Düzce’de sulak arazilerde ekimine başlanan coğrafi işaret tescilli Konuralp pirincinin üretim alanı sağlanan desteklerle artıyor.
Tarihi 1800’lü yıllara dayanan ve halk arasında “kasaba pirinci” olarak anılan Konuralp pirinci, lezzeti nedeniyle talep ediliyor.
Nesilden nesile aktarılan ata tohumlarıyla yapılan çeltik üretiminde ekim alanı sağlanan desteklerle genişliyor. Yörede 5 yıl önce yaklaşık 1500 dekar olan çeltik ekim alanı, Düzce Valiliği, İl Özel İdaresi ve İl Tarım ve Orman Müdürlüğünün tohum desteği ve kurulan kurutma tesisi sayesinde bu sene 3 bin 500 dekara yükseldi.
Bölgede bugünlerde çeltik ekimi yapan çiftçiler, sulak arazilerinde sabahın erken saatlerinde yorucu mesailerine başlıyor.
– “Prim desteği de veriyoruz”
İl Tarım ve Orman Müdür Vekili Hüseyin Dikmen, Konuralp pirincinin 3 bin 500 dekarlık alanda yetiştirildiğini söyledi.
Son iki yıldır üreticilere destekler verildiğini belirten Dikmen, “Özellikle Özel İdaremizin katkılarıyla 36 ton çeltik tohumunu çiftçilerimize verdik. Üreticilerimiz şu günlerde sahada ekimlerini gerçekleştiriyor. Üretimin her aşamasında desteklerimize devam ediyoruz.” dedi.
Dikmen, isteyen çiftçilere tarlaların ekime hazırlanmasında lazerli tesviye aleti ile destek verdiklerini ifade ederek, “Üreticilerimiz geçen yıl kullandı, bu yıl da kullanacaklar. Geçen yıl yine 10 tonluk kurutma tesisi kuruldu. Özel İdare bu yıl kurutma tesisinin kapasitesini artıracak. Valilik ve Özel İdaremizden bu anlamda üreticilerimize katkılar sunuyoruz ayrıca prim desteği de veriyoruz.” diye konuştu.

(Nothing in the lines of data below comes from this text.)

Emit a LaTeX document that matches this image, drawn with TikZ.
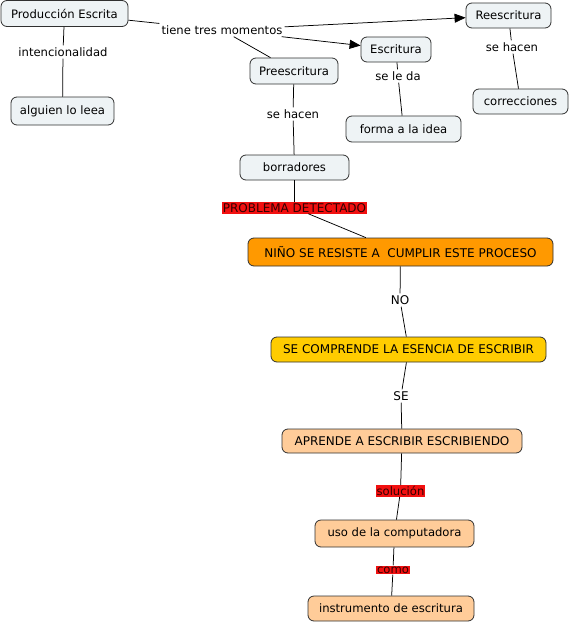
\documentclass[tikz,border=0pt]{standalone}
\usepackage{fontspec}
\setmainfont{DejaVu Sans}
\usetikzlibrary{arrows.meta}
\definecolor{boxlight}{HTML}{EEF3F5}
\definecolor{boxorange}{HTML}{FF9900}
\definecolor{boxgold}{HTML}{FFCC00}
\definecolor{boxpeach}{HTML}{FFCC99}
\definecolor{lblred}{HTML}{F21010}
\definecolor{edge}{HTML}{303030}
\begin{document}
\begin{tikzpicture}[x=1pt,y=-1pt,
  font=\fontsize{11.6}{13}\selectfont,
  upper/.style={font=\fontsize{12}{14}\selectfont},
  concept/.style={draw=edge,line width=0.8pt,rounded corners=6pt,inner sep=0pt,minimum height=26pt,text=black},
  light/.style={concept,fill=boxlight},
  orangebox/.style={concept,upper,fill=boxorange},
  goldbox/.style={concept,upper,fill=boxgold},
  peachbox/.style={concept,fill=boxpeach},
  linklabel/.style={inner sep=2pt,text=black},
  redlabel/.style={inner sep=1pt,fill=lblred,text=black!80!red},
  conn/.style={draw=black,line width=0.75pt},
  arr/.style={conn,-{Triangle[length=11pt,width=9pt]}}
]
\useasboundingbox (0,0) rectangle (571,624);

% concepts
\node[light,minimum width=127pt] (pe) at (64.5,13.5) {Producción Escrita};
\node[light,minimum width=103pt,minimum height=28pt] (alg) at (62.5,111) {alguien lo leea};
\node[light,minimum width=88pt] (pre) at (294,71) {Preescritura};
\node[light,minimum width=70pt,minimum height=25pt] (esc) at (396,49.5) {Escritura};
\node[light,minimum width=85pt,minimum height=25pt] (ree) at (508.5,15.5) {Reescritura};
\node[light,minimum width=115pt] (forma) at (403.5,129) {forma a la idea};
\node[light,minimum width=95pt,minimum height=25pt] (corr) at (520.5,101.5) {correcciones};
\node[light,minimum width=109pt,minimum height=25pt] (borr) at (294.5,167.5) {borradores};
\node[orangebox,minimum width=305pt,minimum height=28pt] (nino) at (400.5,252) {NIÑO SE RESISTE A \ CUMPLIR ESTE PROCESO};
\node[goldbox,minimum width=275pt,minimum height=25pt] (comp) at (408.5,349.5) {SE COMPRENDE LA ESENCIA DE ESCRIBIR};
\node[peachbox,upper,minimum width=240pt,minimum height=24pt] (apr) at (402,441) {APRENDE A ESCRIBIR ESCRIBIENDO};
\node[peachbox,minimum width=159pt,minimum height=27pt] (uso) at (394.5,533.5) {uso de la computadora};
\node[peachbox,minimum width=166pt,minimum height=25pt] (inst) at (391,608.5) {instrumento de escritura};

% linking phrases
\node[linklabel] (int) at (63,52) {intencionalidad};
\node[linklabel] (tiene) at (222,30) {tiene tres momentos};
\node[linklabel] (sh1) at (293,114) {se hacen};
\node[linklabel] (sld) at (398,76) {se le da};
\node[linklabel] (sh2) at (512,47) {se hacen};
\node[redlabel,upper] (prob) at (294.5,208) {PROBLEMA DETECTADO};
\node[linklabel,upper] (no) at (400,300) {NO};
\node[linklabel,upper] (se) at (401,396) {SE};
\node[redlabel] (sol) at (400.5,491) {solución};
\node[redlabel] (como) at (393,570) {como};

% connectors
\draw[conn] (pe) -- (int);
\draw[conn] (int) -- (alg);
\draw[conn] (pe) -- (tiene);
\draw[arr] (tiene) -- (ree);
\draw[arr] (tiene) -- (esc);
\draw[conn] (tiene) -- (pre);
\draw[conn] (pre) -- (sh1);
\draw[conn] (sh1) -- (borr);
\draw[conn] (esc) -- (sld);
\draw[conn] (sld) -- (forma);
\draw[conn] (ree) -- (sh2);
\draw[conn] (sh2) -- (corr);
\draw[conn] (borr) -- (prob);
\draw[conn] (prob) -- (nino);
\draw[conn] (nino) -- (no);
\draw[conn] (no) -- (comp);
\draw[conn] (comp) -- (se);
\draw[conn] (se) -- (apr);
\draw[conn] (apr) -- (sol);
\draw[conn] (sol) -- (uso);
\draw[conn] (uso) -- (como);
\draw[conn] (como) -- (inst);
\end{tikzpicture}
\end{document}
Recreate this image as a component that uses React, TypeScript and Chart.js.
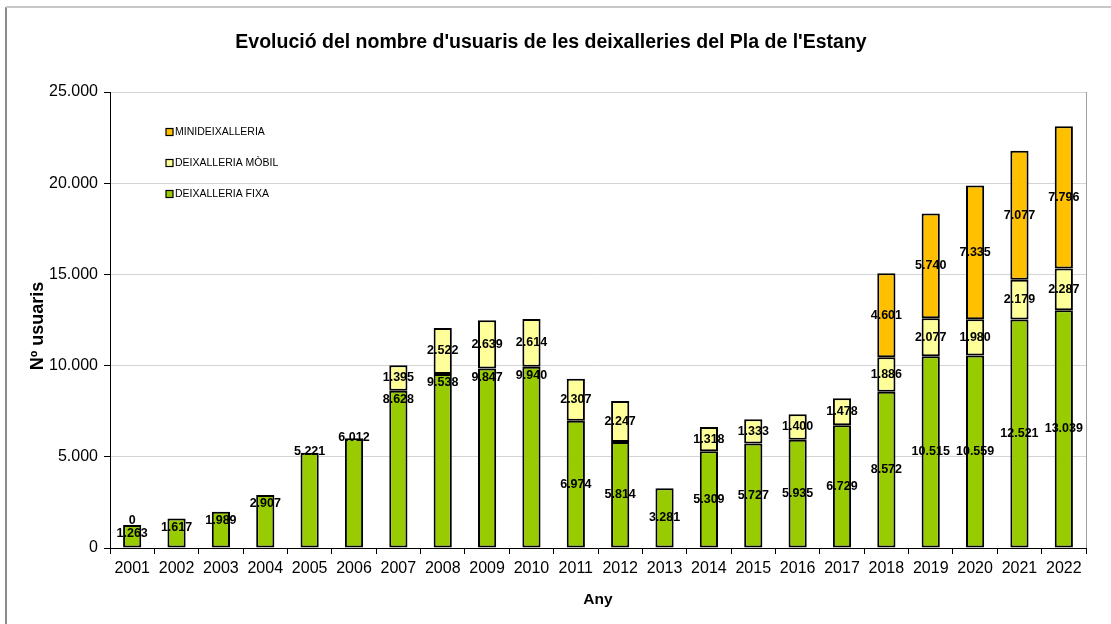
import React, { useEffect, useRef } from "react";
import { Chart, registerables } from "chart.js";

Chart.register(...registerables);

const years = ["2001", "2002", "2003", "2004", "2005", "2006", "2007", "2008", "2009", "2010", "2011", "2012", "2013", "2014", "2015", "2016", "2017", "2018", "2019", "2020", "2021", "2022"];
const fixa = [1263, 1617, 1989, 2907, 5221, 6012, 8628, 9538, 9847, 9940, 6974, 5814, 3281, 5309, 5727, 5935, 6729, 8572, 10515, 10559, 12521, 13039];
const mobil = [0, null, null, null, null, null, 1395, 2522, 2639, 2614, 2307, 2247, null, 1318, 1333, 1400, 1478, 1886, 2077, 1980, 2179, 2287];
const mini = [null, null, null, null, null, null, null, null, null, null, null, null, null, null, null, null, null, 4601, 5740, 7335, 7077, 7796];
const yTicks = [0, 5000, 10000, 15000, 20000, 25000];
const seriesNames = ["DEIXALLERIA FIXA", "DEIXALLERIA MÒBIL", "MINIDEIXALLERIA"];
// label placement for the "fixa" values (style, not data)
const fixaLabelPlacement = ["top", "top", "top", "top", "edge", "edge", "top", "top", "top", "top", "center", "center", "center", "center", "center", "center", "center", "center", "center", "center", "center", "center"];

const TITLE = "Evolució del nombre d'usuaris de les deixalleries del Pla de l'Estany";
const FONT = "'Liberation Sans', Arial, sans-serif";
const COLORS = ["#99CC00", "#FFFF99", "#FFC000"];

const fmt = (v: number) => String(v).replace(/\B(?=(\d{3})+(?!\d))/g, ".");

const decor = {
  id: "decor",
  beforeDraw(chart: any) {
    const ctx = chart.ctx;
    ctx.save();
    ctx.fillStyle = "#fff";
    ctx.fillRect(0, 0, chart.width, chart.height);
    // outer frame
    ctx.strokeStyle = "#8a8a8a";
    ctx.lineWidth = 2;
    ctx.beginPath();
    ctx.moveTo(6, chart.height);
    ctx.lineTo(6, 7);
    ctx.stroke();
    ctx.strokeStyle = "#c8c8c8";
    ctx.beginPath();
    ctx.moveTo(6, 7);
    ctx.lineTo(chart.width, 7);
    ctx.stroke();
    ctx.restore();
  },
  afterDatasetsDraw(chart: any) {
    const ctx = chart.ctx;
    ctx.save();
    ctx.font = `bold 12.5px ${FONT}`;
    ctx.fillStyle = "#000";
    ctx.textAlign = "center";
    ctx.textBaseline = "middle";
    chart.data.datasets.forEach((ds: any, di: number) => {
      const meta = chart.getDatasetMeta(di);
      meta.data.forEach((el: any, i: number) => {
        const v = ds.data[i];
        if (v === null || v === undefined) return;
        const top = Math.min(el.y, el.base);
        const bottom = Math.max(el.y, el.base);
        let y = (top + bottom) / 2;
        if (di === 0 && fixaLabelPlacement[i] === "top") y = top + 9;
        if (di === 0 && fixaLabelPlacement[i] === "edge") y = top - 1;
        if (v === 0) y = top - 4;
        ctx.fillText(fmt(v), el.x, y);
      });
    });
    ctx.restore();
  },
  afterDraw(chart: any) {
    const ctx = chart.ctx;
    const ca = chart.chartArea;
    ctx.save();
    // plot area right border
    ctx.strokeStyle = "#a0a0a0";
    ctx.lineWidth = 1;
    ctx.beginPath();
    ctx.moveTo(ca.right + 0.5, ca.top);
    ctx.lineTo(ca.right + 0.5, ca.bottom);
    ctx.stroke();
    // title
    ctx.fillStyle = "#000";
    ctx.textAlign = "center";
    ctx.textBaseline = "middle";
    ctx.font = `bold 19.5px ${FONT}`;
    ctx.fillText(TITLE, 551, 43);
    // axis titles
    ctx.font = `bold 15.5px ${FONT}`;
    ctx.fillText("Any", (ca.left + ca.right) / 2, 600);
    ctx.save();
    ctx.font = `bold 18px ${FONT}`;
    ctx.translate(38, 326);
    ctx.rotate(-Math.PI / 2);
    ctx.fillText("Nº usuaris", 0, 0);
    ctx.restore();
    // legend
    ctx.font = `10.5px ${FONT}`;
    ctx.textAlign = "left";
    const order = [2, 1, 0];
    order.forEach((di, k) => {
      const yc = 132 + k * 31;
      const x0 = ca.left + 56;
      ctx.fillStyle = COLORS[di];
      ctx.fillRect(x0, yc - 3.5, 7, 7);
      ctx.strokeStyle = "#000";
      ctx.lineWidth = 1.2;
      ctx.strokeRect(x0, yc - 3.5, 7, 7);
      ctx.fillStyle = "#000";
      ctx.fillText(seriesNames[di], x0 + 9, yc + 0.5);
    });
    ctx.restore();
  },
};

export default function App() {
  const ref = useRef<HTMLCanvasElement | null>(null);
  useEffect(() => {
    if (!ref.current) return;
    const chart = new Chart(ref.current, {
      type: "bar",
      data: {
        labels: years,
        datasets: [fixa, mobil, mini].map((d, i) => ({
          label: seriesNames[i],
          data: d as any,
          backgroundColor: COLORS[i],
          borderColor: "#000",
          borderWidth: 2,
          borderSkipped: false,
          categoryPercentage: 1,
          barPercentage: 0.41,
        })),
      },
      options: {
        responsive: false,
        animation: false,
        layout: { padding: { left: 0, right: 25, top: 92, bottom: 0 } },
        plugins: { legend: { display: false }, title: { display: false }, tooltip: { enabled: false } },
        scales: {
          x: {
            stacked: true,
            grid: { display: true, drawOnChartArea: false, drawTicks: true, tickLength: 6, tickColor: "#000", offset: true },
            border: { color: "#000", width: 1 },
            ticks: { color: "#000", font: { family: FONT, size: 16 }, padding: 5, maxRotation: 0, autoSkip: false },
            afterFit: (s: any) => { s.height = 76; },
          },
          y: {
            stacked: true,
            min: yTicks[0],
            max: yTicks[yTicks.length - 1],
            afterBuildTicks: (s: any) => { s.ticks = yTicks.map((v) => ({ value: v })); },
            ticks: { color: "#000", font: { family: FONT, size: 16 }, padding: 6, callback: (v: any) => fmt(Number(v)) },
            grid: { color: "#d4d4d4", tickColor: "#000", tickLength: 6 },
            border: { color: "#000", width: 1 },
            afterFit: (s: any) => { s.width = 110; },
          },
        },
      },
      plugins: [decor],
    });
    return () => chart.destroy();
  }, []);
  return (
    <div style={{ position: "fixed", left: 0, top: 0, width: 1111, height: 624, background: "#fff" }}>
      <canvas ref={ref} width={1111} height={624} />
    </div>
  );
}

Konuralp pirincinin coğrafi işaret olarak tescil edildiğini dile getiren Dikmen, şunları kaydetti:
“Sadece pirince değil, yufkalı Konuralp pilavına da tescil alındı. Yöresel lezzeti de bu manada kazandırdık. Literatüre bakıldığında bu ürünün saray mutfağında kullanıldığı ifade edilmekte. Bölgenin ekolojisi, suyu ve verimli toprakları ürüne değer katıyor. Coğrafi konum ve su lezzetli hale getiriyor. Biraz butik ekim gibi görünse de yapılan desteklerle üreticilerimizde artış var. Yerel ve Bakanlık destekleriyle üreticiler yeni alanlar bulmaya çalışıyor. Birdenbire olmasa da süreç içinde daha da artacağını düşünüyoruz.”
– “Bizler toprağa girmeden, çamura girmeden iyileşemeyiz”
Çeltik üreticisi 66 yaşındaki İsmet Aktepe de su dolu topraklarına çeltik tohumlarını saçtıklarını belirterek, “120 gün sonra Allah nasip ederse mahsulü alacağız. Tabii dolu ve fırtına bizim için büyük risk. Bu da tarım ve çiftçiliğin cilvesi. ‘Çiftçinin yüzü 40 yılda bir gülermiş’ derler. Biz de o 40 yılın bu yıl olmasını bekliyoruz.” dedi.
Aktepe, Konuralp pirincinin lezzeti ve aromasıyla diğer türlerden ayrıldığını, ürüne talebin her geçen yıl arttığını söyledi.
Toprakla temas etmenin kendileri açısından çok faydalı olduğunu dile getiren Aktepe, bazı bölgelerde dron ile ekim işlemlerinin yapılmaya başlandığını ancak geleneksel yöntemleri tercih ettiklerini belirtti.
“Bizler toprağa girmeden, çamura girmeden iyileşemeyiz. Bizim tabiatımız bu. Toprak bizim ilacımız.” diyen Aktepe, sabah saatlerinden itibaren çamurun içinde olduğunu ve çamurun vücudundaki ağrılara iyi geldiğini kaydetti.
Yaklaşık 15 yıldır çeltik ekimi yapan 40 yaşındaki Erol Aktepe de toprağa dokunmadan rahat edemediklerini söyledi.
Aktepe, “Konuralp pirinci havası, suyuyla ayrı lezzettir. Pirinç yetiştirmek, kundaktaki bebeği büyütüp yetiştirmek gibidir. Büyük emek verirsin.” diye konuştu.